Las flores, dicen, nunca han faltado, y las cintas y cuanto adorno fuera posible para engalanar el sitio de la fiesta. Costumbres me han contado muchas: el “aliñao” de los orientales, una bebida sabrosa con toda clase de frutas que se añejan en aguardiente o ron blanco; el guateque en los campos, donde se bailaba y cantaba en vivo, y tenía tanto “ringo rango” en aquel contexto como contratar una orquesta para amenizar la fiesta en un club citadino…
Marta Andricaín Estrada, descendiente de una familia con cierto abolengo, a sus 90 años recuerda perfectamente las casi imprescindibles ceremonias religiosas con “flawers girl” y “ring boys”, damitas y caballeritos, dichos en un argot muy neocolonial, y la consiguiente crónica social, aquella columna en los periódicos que anunciaba la unión de dos representantes de “lo que más vale y brilla en la sociedad”…
Y es que sí, las bodas son casi siempre la realización de un sueño, especialmente para las muchachas, aunque muchos hombres también esperan con ansiedad ese día, a pesar de que intenten no expresarlo, porque es parte del folclor masculino; sin embargo, me pregunto si la parafernalia que hoy acompaña ese día trascendente no terminará convirtiendo el sueño en pesadilla.
Me refiero a que se ha puesto de moda, por ejemplo, pagar un organizador de eventos, como esos y esas que en las películas de Hollywood atormentan a la pareja con pruebas y selecciones de cada detalle y que en la realidad cubana, tanto como en la ficción hollywoodense, cobran muy bien por sus servicios.
Súmenle las invitaciones, el descapotable clásico, los obsequios a los invitados (hasta donde yo sabía los obsequiados debían ser los novios), los álbumes, revistas, afiches y libros con fotos de la pareja que, antes y después del solemne momento, debe posar para el fotógrafo en estudio y exteriores; de hecho, hasta el también tradicional “que se besen” necesita durar lo suficiente para que cargue el flash de la cámara o repetirse hasta que el lente capte el mejor ángulo de los casados.
Todos estos gastos están de moda, aunque la Oficina Nacional de Estadísticas reportó que en el 2016 un total de 32 848 parejas decidieron divorciarse, cifra que superó en 843 las separaciones legales de 2015.
Pero, regresando al primer párrafo, ahí están también los vestidos de novia y sus precios de alquiler. El acápite costurera parece haber quedado cerrado en todos los estratos sociales, pues lo que tiene swing es, bien que te lo traiga del extranjero algún pariente, bien rentarlo con todo y organizador de eventos, decoración, etc., en el más chic de los sitios dedicados al tema.

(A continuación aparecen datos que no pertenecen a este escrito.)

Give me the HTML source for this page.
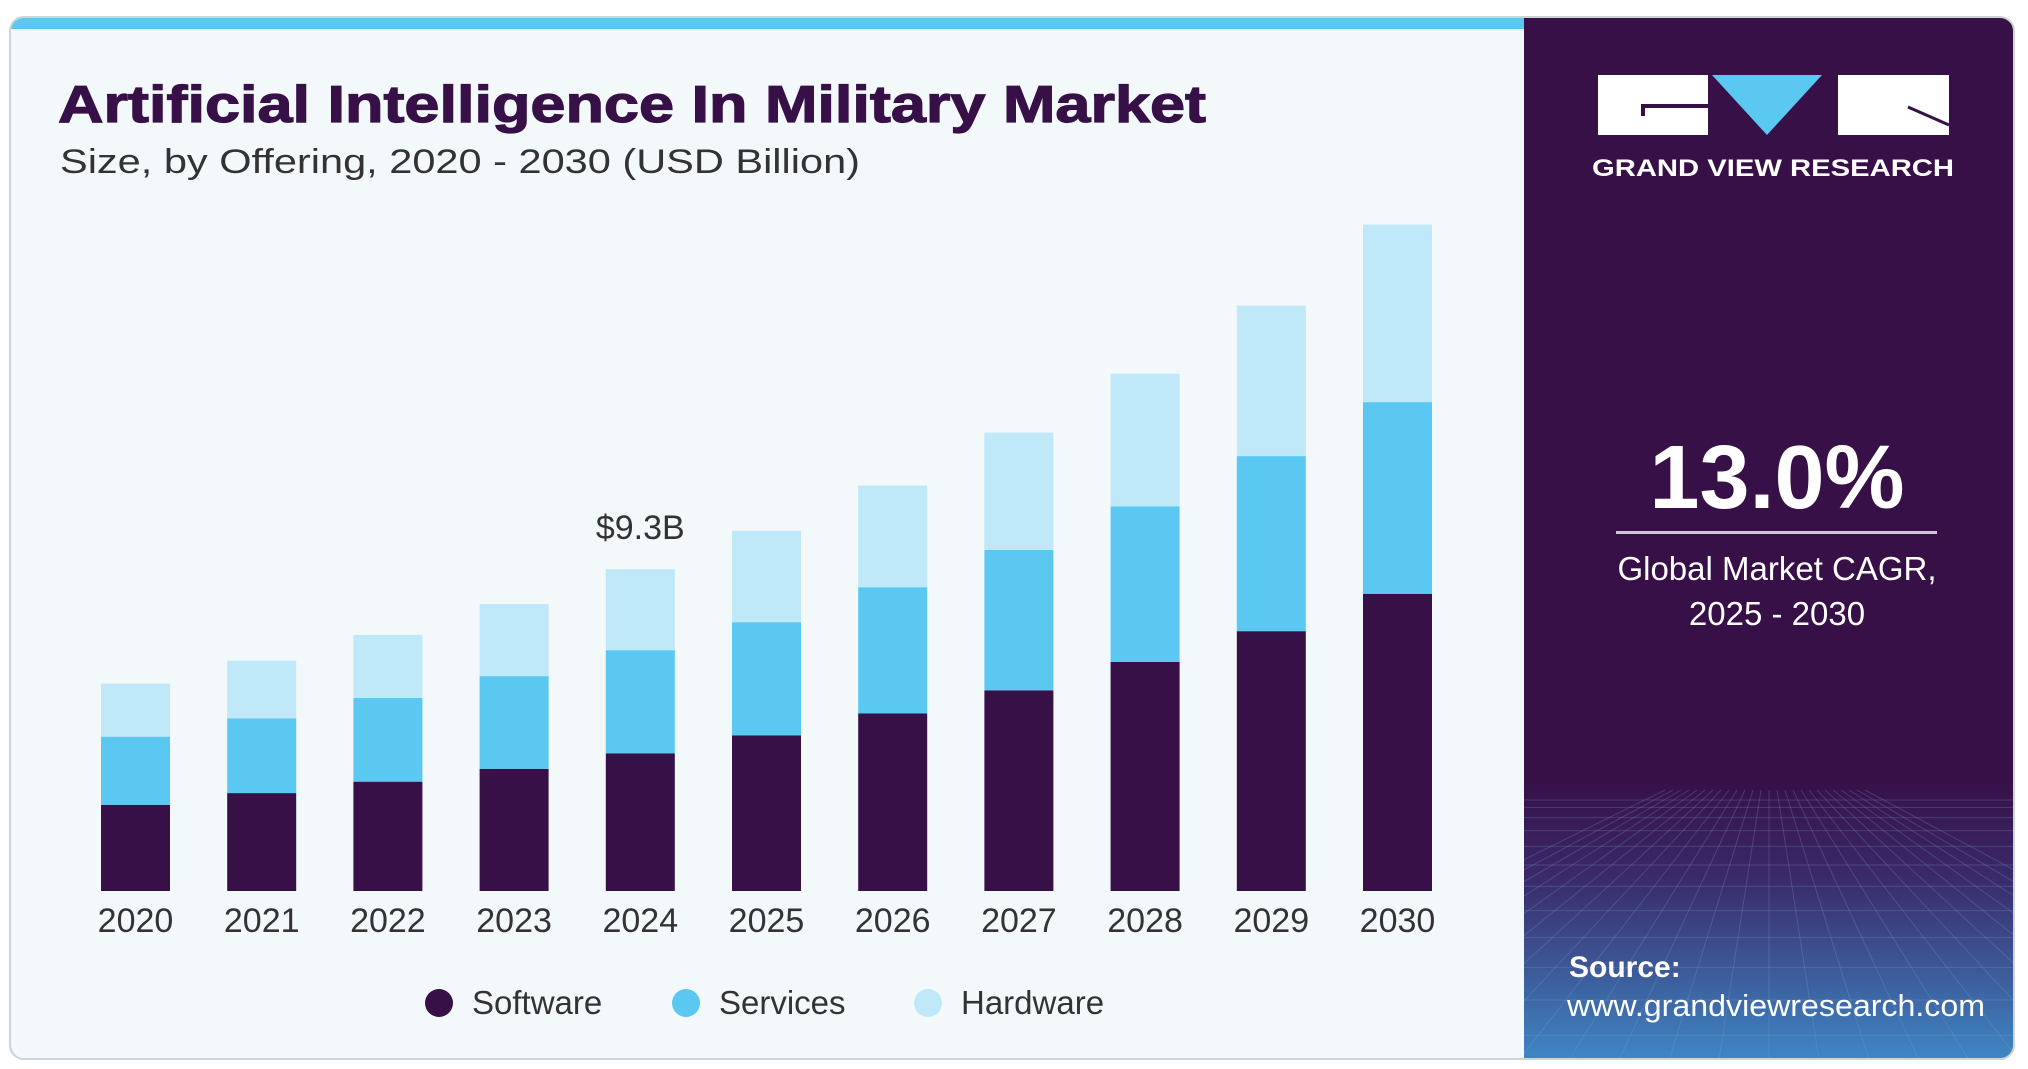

La verdad, no tengo nada en contra de las bodas, ni de las flores, los anillos, las damitas, los descapotables, los cakes como rascacielos, ni siquiera de los organizadores de evento y los posters de ambos esposos en medio de un corazón rojo. De hecho, creo en el matrimonio como institución y como opción sentimental para unirte a alguien con quien compartirás la vida hasta que la muerte, algo, alguien o uno de los cónyuges los separe. Creo en el matrimonio y me encantan las bodas.
Yo misma me casé con casi todo eso, con la parte de la parafernalia que entraba en mi sueño. Dígase el cake blanco sin muchos adornos, la decoración en blanco y rojo, con la playa de fondo, damas, damitas y “damito”, solo le resté al estándar dos o tres cosas: usé el precioso traje de una amiga que me lo prestó con mucho gusto, planeé con mi esposo cada detalle sin contratar a terceros, cambié el descapotable por un “quitrín” (era lo que estaba en mi sueño), e incluí en la ceremonia una canción de Sabina: “que todas las noches sean noches de boda, que todas las lunas sean lunas de miel”.